DIRECTIONS FOR THIS TASK: From the first line of the data below through the line bearing "FONT = 'Noto Sans CJK SC'", reproduce each line exactly; do not include pictures.
-------
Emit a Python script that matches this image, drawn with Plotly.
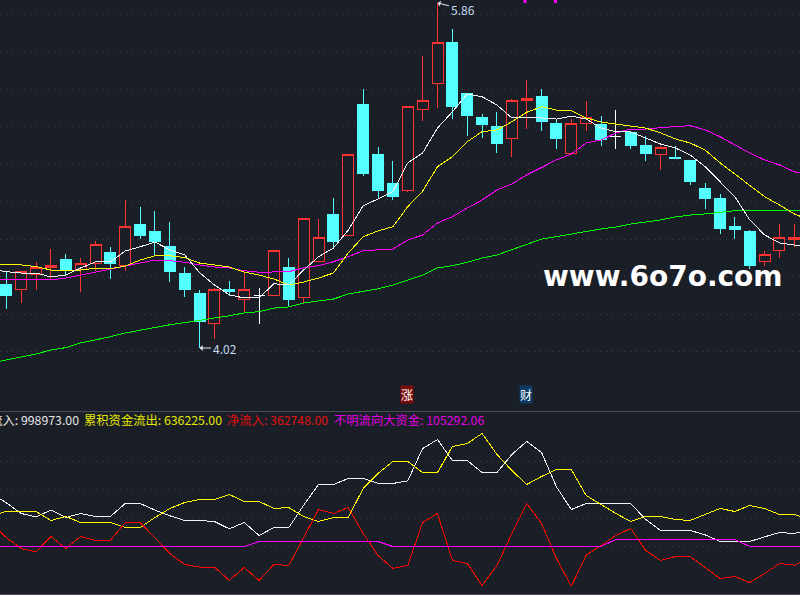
import plotly.graph_objects as go

BG = '#1a1e27'
GRID = '#41444c'
FONT = 'Noto Sans CJK SC'

opens = [4.36, 4.33, 4.41, 4.45, 4.49, 4.44, 4.47, 4.53, 4.46, 4.68, 4.64, 4.56, 4.42, 4.31, 4.15, 4.33, 4.28, 4.30,
         4.30, 4.45, 4.29, 4.48, 4.73, 4.62, 5.32, 5.05, 4.90, 4.86, 5.29, 5.43, 5.65, 5.38, 5.25, 5.20, 5.14, 5.34,
         5.36, 5.22, 5.06, 5.22, 5.21, 5.15, 5.17, 5.10, 5.05, 5.035, 5.02, 4.87, 4.82, 4.67, 4.64, 4.48, 4.54, 4.60]
highs = [4.43, 4.43, 4.48, 4.55, 4.52, 4.50, 4.59, 4.56, 4.81, 4.77, 4.75, 4.69, 4.45, 4.33, 4.34, 4.38, 4.42, 4.34,
         4.54, 4.50, 4.71, 4.71, 4.82, 5.05, 5.40, 5.09, 5.02, 5.31, 5.58, 5.86, 5.72, 5.38, 5.27, 5.28, 5.35, 5.45,
         5.40, 5.24, 5.24, 5.34, 5.26, 5.29, 5.17, 5.15, 5.10, 5.10, 5.02, 4.90, 4.84, 4.72, 4.65, 4.54, 4.68, 4.68]
lows = [4.23, 4.26, 4.33, 4.39, 4.41, 4.32, 4.43, 4.39, 4.43, 4.60, 4.51, 4.37, 4.29, 4.02, 4.07, 4.30, 4.21, 4.15,
        4.30, 4.24, 4.26, 4.48, 4.56, 4.62, 4.94, 4.82, 4.81, 4.85, 5.23, 5.30, 5.24, 5.15, 5.14, 5.06, 5.04, 5.19,
        5.18, 5.08, 5.05, 5.18, 5.10, 5.08, 5.08, 5.02, 4.97, 5.03, 4.89, 4.76, 4.63, 4.60, 4.44, 4.46, 4.50, 4.56]
closes = [4.30, 4.43, 4.45, 4.46, 4.44, 4.47, 4.57, 4.47, 4.67, 4.62, 4.59, 4.43, 4.33, 4.16, 4.33, 4.32, 4.33, 4.30,
          4.54, 4.28, 4.71, 4.61, 4.59, 5.05, 4.95, 4.86, 4.83, 5.31, 5.34, 5.65, 5.31, 5.26, 5.21, 5.11, 5.34, 5.35,
          5.23, 5.14, 5.22, 5.25, 5.13, 5.15, 5.10, 5.06, 5.09, 5.03, 4.91, 4.82, 4.66, 4.65, 4.46, 4.52, 4.61, 4.61]
doji = [17, 41]  # flat sessions, drawn white

# moving averages, first and last point sit just outside the window
ma5 = [4.441, 4.427, 4.42, 4.42, 4.399, 4.409, 4.447, 4.479, 4.479, 4.537, 4.56, 4.585, 4.543, 4.516, 4.422, 4.356,
       4.303, 4.287, 4.287, 4.363, 4.356, 4.436, 4.507, 4.553, 4.649, 4.779, 4.815, 4.854, 5.007, 5.06, 5.193, 5.28,
       5.375, 5.36, 5.316, 5.247, 5.248, 5.247, 5.241, 5.257, 5.241, 5.193, 5.174, 5.172, 5.14, 5.108, 5.087, 5.049,
       4.987, 4.907, 4.827, 4.703, 4.623, 4.58, 4.569, 4.569]
ma10 = [4.468, 4.464, 4.463, 4.454, 4.436, 4.436, 4.436, 4.445, 4.443, 4.457, 4.489, 4.512, 4.512, 4.502, 4.473,
        4.463, 4.452, 4.425, 4.409, 4.388, 4.356, 4.372, 4.393, 4.42, 4.527, 4.614, 4.644, 4.667, 4.774, 4.857, 4.987,
        5.04, 5.12, 5.174, 5.183, 5.227, 5.277, 5.307, 5.289, 5.286, 5.247, 5.225, 5.215, 5.204, 5.193, 5.167, 5.135,
        5.113, 5.076, 5.008, 4.948, 4.884, 4.827, 4.783, 4.735, 4.703]
ma20 = [4.388, 4.386, 4.383, 4.383, 4.383, 4.393, 4.409, 4.427, 4.441, 4.457, 4.475, 4.489, 4.486, 4.477, 4.463,
        4.452, 4.447, 4.432, 4.424, 4.424, 4.427, 4.447, 4.459, 4.48, 4.507, 4.539, 4.543, 4.548, 4.596, 4.623, 4.687,
        4.72, 4.767, 4.809, 4.863, 4.895, 4.943, 4.982, 5.023, 5.055, 5.113, 5.129, 5.167, 5.188, 5.188, 5.195, 5.202,
        5.206, 5.183, 5.147, 5.103, 5.06, 5.023, 4.996, 4.96, 4.943]
ma60 = [3.94, 3.956, 3.974, 3.988, 4.009, 4.022, 4.047, 4.063, 4.08, 4.10, 4.116, 4.132, 4.144, 4.155, 4.166, 4.18,
        4.192, 4.207, 4.214, 4.233, 4.239, 4.26, 4.271, 4.281, 4.308, 4.32, 4.336, 4.356, 4.383, 4.409, 4.447, 4.459,
        4.477, 4.50, 4.516, 4.543, 4.573, 4.601, 4.614, 4.628, 4.639, 4.655, 4.665, 4.681, 4.692, 4.703, 4.719, 4.729,
        4.735, 4.742, 4.752, 4.754, 4.754, 4.754, 4.754, 4.754]

# fund flow pane, thousands
flow_in = [933, 769, 581, 522, 640, 510, 581, 528, 528, 757, 757, 640, 540, 458, 458, 440, 311, 422, 194, 334, 334,
           727, 1091, 1091, 1197, 1197, 1109, 1109, 1156, 1725, 1883, 1514, 1514, 1302, 1302, 1619, 1848, 1654, 1050,
           651, 757, 757, 757, 757, 475, 282, 282, 282, 205, 88, 88, 88, 170, 246, 229, 299]
flow_out = [546, 616, 616, 616, 458, 528, 422, 422, 422, 334, 334, 510, 669, 774, 827, 827, 915, 792, 792, 669, 686,
            528, 440, 510, 510, 1021, 1285, 1496, 1496, 1302, 1302, 1760, 1813, 1989, 1619, 1338, 1091, 1232, 1355,
            1355, 898, 739, 581, 440, 528, 528, 475, 458, 563, 669, 616, 722, 669, 563, 563, 475]
flow_net = [405, 158, -35, -94, 176, -35, 176, 106, 106, 422, 422, 141, -123, -317, -364, -364, -598, -370, -598,
            -317, -334, 158, 651, 581, 686, 229, -158, -387, -334, 422, 581, -246, -299, -686, -334, 229, 757, 405,
            -211, -698, -153, 18, 194, 317, -70, -246, -176, -176, -370, -563, -528, -634, -475, -299, -329, -211]
flow_big = [0, 0, 0, 0, 0, 0, 0, 0, 0, 0, 0, 0, 0, 0, 0, 0, 0, 0, 88, 88, 88, 88, 88, 88, 88, 88, 88, 0, 0, 0, 0, 0,
            0, 0, 0, 0, 0, 0, 0, 0, 0, 0, 123, 123, 123, 123, 123, 123, 123, 123, 123, 0, 0, 0, 0, 0]

legend_items = [
    ('累积资金流入: 998973.00', '#e6e6e6', 79, 'right'),
    ('累积资金流出: 636225.00', '#e6e600', 84, 'left'),
    ('净流入: 362748.00', '#e01010', 227, 'left'),
    ('不明流向大资金: 105292.06', '#e000e0', 334, 'left'),
]

bars = list(range(len(opens)))
line_x = list(range(-1, len(opens) + 1))
plain = [i for i in bars if i not in doji]


def pick(values, idx):
    return [values[i] for i in idx]


fig = go.Figure()

fig.add_trace(go.Candlestick(
    x=plain, open=pick(opens, plain), high=pick(highs, plain), low=pick(lows, plain), close=pick(closes, plain),
    increasing=dict(line=dict(color='#ff3232', width=1), fillcolor=BG),
    decreasing=dict(line=dict(color='#54ffff', width=1), fillcolor='#54ffff'),
    whiskerwidth=0, xaxis='x', yaxis='y',
))
fig.add_trace(go.Candlestick(
    x=doji, open=pick(opens, doji), high=pick(highs, doji), low=pick(lows, doji), close=pick(closes, doji),
    increasing=dict(line=dict(color='#ffffff', width=1), fillcolor='#ffffff'),
    decreasing=dict(line=dict(color='#ffffff', width=1), fillcolor='#ffffff'),
    whiskerwidth=0, xaxis='x', yaxis='y',
))

for values, color in [(ma60, '#00ff00'), (ma20, '#ff00ff'), (ma10, '#ffff00'), (ma5, '#f2f2f2')]:
    fig.add_trace(go.Scatter(x=line_x, y=values, mode='lines', line=dict(color=color, width=1), xaxis='x', yaxis='y'))

for values, color in [(flow_in, '#f2f2f2'), (flow_out, '#ffff00'), (flow_net, '#ff0000'), (flow_big, '#ff00ff')]:
    fig.add_trace(go.Scatter(x=line_x, y=values, mode='lines', line=dict(color=color, width=1), xaxis='x2', yaxis='y2'))

fig.update_layout(
    width=800, height=595,
    margin=dict(l=0, r=0, t=0, b=0),
    paper_bgcolor=BG, plot_bgcolor=BG,
    showlegend=False, hovermode=False,
    boxmode='overlay', boxgap=0.26, boxgroupgap=0,
    xaxis=dict(range=[-0.424, 53.38], visible=False, rangeslider=dict(visible=False), anchor='y'),
    xaxis2=dict(range=[-0.424, 53.38], visible=False, anchor='y2'),
    yaxis=dict(
        domain=[184 / 595, 1], range=[3.684, 5.876], showticklabels=False, zeroline=False, ticks='',
        tickvals=[4.0, 4.2, 4.4, 4.6, 4.8, 5.0, 5.2, 5.4, 5.6, 5.8],
        showgrid=True, gridcolor=GRID, gridwidth=1, griddash='1px,5px',
    ),
    yaxis2=dict(
        domain=[1 / 595, 183 / 595], range=[-836, 2367], showticklabels=False, zeroline=False, ticks='',
        tickvals=[0, 500, 1000, 1500],
        showgrid=True, gridcolor=GRID, gridwidth=1, griddash='1px,5px',
    ),
)

# pane separators
for py in [183.5, 0.5]:
    fig.add_shape(type='line', xref='paper', yref='paper', x0=0, x1=1, y0=py / 595, y1=py / 595,
                  line=dict(color='#4a4d55', width=1))

# clipped marks at the top edge
for px in [525, 555.5]:
    fig.add_shape(type='rect', xref='paper', yref='paper', x0=(px - 1.5) / 800, x1=(px + 1.5) / 800,
                  y0=1 - 3 / 595, y1=1, fillcolor='#ff00ff', line=dict(width=0))

# high and low markers
fig.add_annotation(x=29, y=5.86, xref='x', yref='y', text='5.86', showarrow=True, arrowhead=1, arrowsize=1,
                   arrowwidth=1, arrowcolor='#e6e6e6', ax=25, ay=6, font=dict(family=FONT, size=12, color='#c8dcf0'))
fig.add_annotation(x=13, y=4.02, xref='x', yref='y', text='4.02', showarrow=True, arrowhead=1, arrowsize=1,
                   arrowwidth=1, arrowcolor='#e6e6e6', ax=25, ay=0, font=dict(family=FONT, size=12, color='#c8dcf0'))

# event tags
fig.add_annotation(x=407 / 800, y=1 - 403.5 / 595, xref='paper', yref='paper', text='涨', showarrow=False,
                   xanchor='center', bgcolor='#7a0c0c', font=dict(family=FONT, size=12, color='#ffffff'), borderpad=0)
fig.add_annotation(x=526 / 800, y=1 - 403.5 / 595, xref='paper', yref='paper', text='财', showarrow=False,
                   xanchor='center', bgcolor='#0c3a66', font=dict(family=FONT, size=12, color='#ffffff'), borderpad=0)

for text, color, px, anchor in legend_items:
    fig.add_annotation(x=px / 800, y=1 - 420 / 595, xref='paper', yref='paper', text=text, showarrow=False,
                       xanchor=anchor, yanchor='middle', font=dict(family=FONT, size=12.3, color=color), borderpad=0,
                       borderwidth=0)

fig.add_annotation(x=663 / 800, y=1 - 276 / 595, xref='paper', yref='paper', text='www.6o7o.com', showarrow=False,
                   xanchor='center', font=dict(family='DejaVu Sans', size=28, color='#ffffff', weight='bold'))

# zero page margin for the fixed-size figure, and hard-edged lines like the terminal draws
page_js = (
    "document.body.style.margin='0';document.body.style.overflow='hidden';"
    "var s=document.createElement('style');"
    "s.textContent='.scatterlayer path,.boxlayer path{shape-rendering:crispEdges !important}';"
    "document.head.appendChild(s);"
)
fig.write_html("out.html", post_script=page_js, config=dict(displayModeBar=False))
-------
CORRECT RESULT:
Emit a Python script that matches this image, drawn with Plotly.
import plotly.graph_objects as go

BG = '#1a1e27'
GRID = '#41444c'
FONT = 'Noto Sans CJK SC'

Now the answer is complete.